Alors que faire ?«Au collège, on a demandé aux enseignants d’instaurer des heures de rattrapage, une sorte de travail en commun entre enseignants pour rattraper les heures d’absence pendant les heures creuses, ou encore de faire la grève un mercredi matin ou un vendredi après-midi, mais pas pendant des journées pleines», nous explique Khalila, qui malgré ses tentatives, ne parvient à aucun accord.
Quels recours ont donc les parents? En France, où le problème de l’absentéisme des professeurs est devenu un fléau national, des parents se sont plusieurs fois regroupés pour porter plainte contre l’Etat français.
En Seine-Saint-Denis, comme l’indiquait déjà le journal le Parisien en octobre 2019, «19 familles de neuf classes différentes veulent attaquer l'Etat pour "rupture d'égalité du service public"».

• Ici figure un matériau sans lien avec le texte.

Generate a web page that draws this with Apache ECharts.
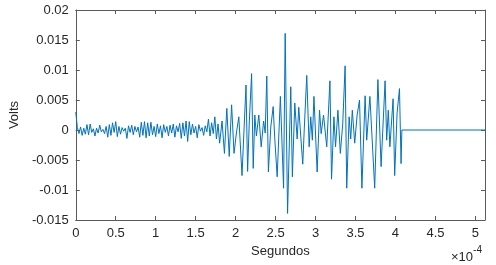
<!DOCTYPE html>
<html>
<head>
<meta charset="utf-8">
<script src="https://cdn.jsdelivr.net/npm/echarts@6/dist/echarts.min.js"></script>
<style>html,body{margin:0;padding:0;background:#fff}#c{width:496px;height:265px}</style>
</head>
<body>
<div id="c"></div>
<script>
// time in microseconds
const timeUs = [
  0,2,4,6,8,10,12,14,16,18,20,22,24,26,28,30,32,34,36,38,40,42,44,46,48,50,52,54,56,58,
  60,62,64,66,68,70,72,74,76,78,80,82,84,86,88,90,92,94,96,98,100,102,104,106,108,110,112,114,116,118,
  120,122,124,126,128,130,132,134,136,138,140,142,144,146,148,150,152,154,156,158,160,162,164,166,168,170,172,174,176,178,180,
  183,186,189,192,195,198,201,204,208,211,213,215,217,220,222,224,226,229,232,235,237,239,241,244,247,249,252,
  256,260,262,265,269,271,274,277,279,282,284,286,289,292,294,296,298,302,305,307,310,314,318,320,323,325,328,331,334,
  337,339,342,344,346,349,352,355,358,362,364,368,374,378,382,387,389,391,393,397,399,402,405,407,408,512
];
// voltage in millivolts
const milliVolts = [
  3.0,0.4,-0.6,0.5,-0.9,0.3,-0.7,0.9,-0.8,1.0,-0.4,0.2,-1.0,0.3,-0.5,0.8,-0.3,0.1,-0.6,0.6,-1.2,0.9,-0.9,1.2,-0.4,1.4,-1.1,0.6,-0.7,0.4,
  -0.2,0.3,-1.4,0.7,-0.4,0.8,-0.8,0.6,-0.3,0.5,-1.2,1.3,-0.9,1.4,-1.3,1.2,-1.0,1.3,-0.8,0.6,-1.1,1.0,-0.6,0.7,-1.3,0.9,-0.4,0.6,-1.0,0.8,
  -0.5,1.0,-1.2,0.7,-0.3,1.1,-1.4,1.2,-1.0,1.5,-1.9,1.4,-0.8,1.0,-0.5,0.6,-1.3,0.9,-0.2,0.4,-0.9,0.7,-0.3,1.8,-1.0,1.2,-0.6,2.2,-1.5,1.0,-2.2,
  1.5,-3.9,3.6,-4.4,4.2,-3.9,-0.5,2.2,-7.6,1.5,7.5,-6.9,1.0,9.4,-6.4,2.5,-1.0,2.5,-2.8,1.5,-0.5,9.0,-7.0,0.5,3.9,-1.5,-7.8,
  5.6,-9.7,16.1,-13.9,7.2,-7.8,4.5,-1.5,3.8,-2.0,-5.7,0.5,9.1,-2.8,2.2,-1.7,5.6,-7.0,3.3,-0.6,2.5,-2.8,8.2,-8.2,2.2,-2.8,3.3,-3.9,1.0,
  10.7,-9.7,2.2,-1.5,3.3,-2.2,2.5,5.0,-9.7,5.7,-1.7,5.6,-9.7,8.4,-6.1,8.2,-1.7,3.3,-2.8,5.2,-7.6,2.8,6.9,-5.6,0,0
];
const xTickLabels = ['0','0.5','1','1.5','2','2.5','3','3.5','4','4.5','5'];
const yTickLabels = ['-0.015','-0.01','-0.005','0','0.005','0.01','0.015','0.02'];

const data = timeUs.map((t, i) => [t, milliVolts[i] / 1000]);
const chart = echarts.init(document.getElementById('c'), null, {renderer: 'canvas'});
const axisColor = '#5a5a5a';
const labelStyle = {color: '#262626', fontFamily: 'Liberation Sans, Arial, sans-serif', fontSize: 13};
const frame = {show: true, onZero: false, lineStyle: {color: axisColor, width: 1}};
const tick = {show: true, inside: true, length: 4, lineStyle: {color: axisColor}};
chart.setOption({
  animation: false,
  grid: {left: 64, right: 11, top: 10, bottom: 45},
  xAxis: [{
    type: 'value', min: 0, max: 512, interval: 50, position: 'bottom',
    axisLine: frame, axisTick: tick, splitLine: {show: false},
    axisLabel: Object.assign({margin: 7, showMaxLabel: false, formatter: v => {
      const k = Math.round(v / 50); return (Math.abs(v - k * 50) < 1e-6 && xTickLabels[k] !== undefined) ? xTickLabels[k] : '';
    }}, labelStyle),
    name: 'Segundos', nameLocation: 'middle', nameGap: 24,
    nameTextStyle: Object.assign({}, labelStyle)
  }, {
    type: 'value', min: 0, max: 512, interval: 50, position: 'top',
    axisLine: frame, axisTick: tick, axisLabel: {show: false}, splitLine: {show: false}
  }],
  yAxis: [{
    type: 'value', min: -0.015, max: 0.02, interval: 0.005, position: 'left',
    axisLine: frame, axisTick: tick, splitLine: {show: false},
    axisLabel: Object.assign({margin: 7, formatter: v => {
      const k = Math.round((v + 0.015) / 0.005); return yTickLabels[k] !== undefined ? yTickLabels[k] : '';
    }}, labelStyle),
    name: 'Volts', nameLocation: 'middle', nameGap: 46, nameRotate: 90,
    nameTextStyle: Object.assign({}, labelStyle)
  }, {
    type: 'value', min: -0.015, max: 0.02, interval: 0.005, position: 'right',
    axisLine: frame, axisTick: tick, axisLabel: {show: false}, splitLine: {show: false}
  }],
  graphic: [{
    type: 'text', left: 451, top: 245,
    style: {
      text: '{a|×10}{b|-4}',
      rich: {
        a: {fontSize: 13, fontFamily: 'Liberation Sans, Arial, sans-serif', fill: '#262626', padding: [6, 0, 0, 0]},
        b: {fontSize: 10, fontFamily: 'Liberation Sans, Arial, sans-serif', fill: '#262626', verticalAlign: 'top'}
      }
    }
  }],
  series: [{
    type: 'line', data: data, showSymbol: false, symbol: 'none',
    lineStyle: {color: '#0072BD', width: 1}, clip: true
  }]
});
</script>
</body>
</html>
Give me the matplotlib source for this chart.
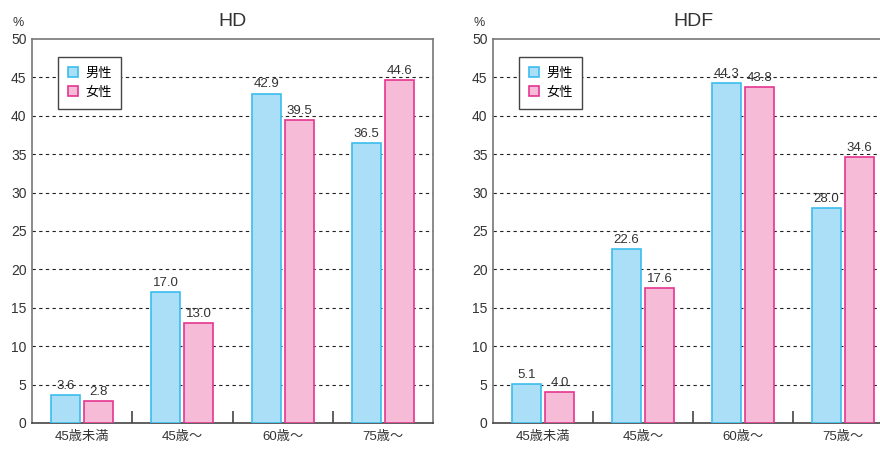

«Nous allons porter plainte collectivement avec l'appui de la Fédération des conseils de parents d'élèves (FCPE) pour le préjudice que subissent nos enfants faute de remplacements de professeurs», indiquait alors Catherine Denis, mère de famille, également représentante FCPE du collège Fabien à Saint-Denis.
Dans le cas de ces familles, elles ont l’intention de demander 12 euros par heure manquée et par élève, soit en moyenne 2000 euros.
Et dans un cas en particulier, en 2017, la famille concernée est parvenue à être indemnisée, à raison d’un euro l’heure de cours non enseignée, soit 96 euros en tout…Alors même que l’école est gratuite en France.
Alors que dire du Maroc, où cette même école française, qui dispense un enseignement identique à celui de France, est payante, et où les frais de scolarité ne cessent d’augmenter, et sont actuellement compris entre 33.890 dhs et 55.130 dirhams pour le collège seulement?
Du côté des parents au Maroc, on commence à s’organiser, doucement mais sûrement. «On me dit: si tu veux faire bouger les choses, ne parle pas au nom de l’association des parents, fais-le à titre personnel», déclare le membre d'une association de parents d’élèves à cette maman, qui en est pourtant elle aussi membre.
«Du coup, je fais circuler une pétition entre les parents de l’école que l’on enverra au SCAC et à M. M’jid El Guerrab {député de la neuvième circonscription des Français établis hors de France, Ndlr}, pour essayer de faire bouger les choses», nous annonce-t-elle.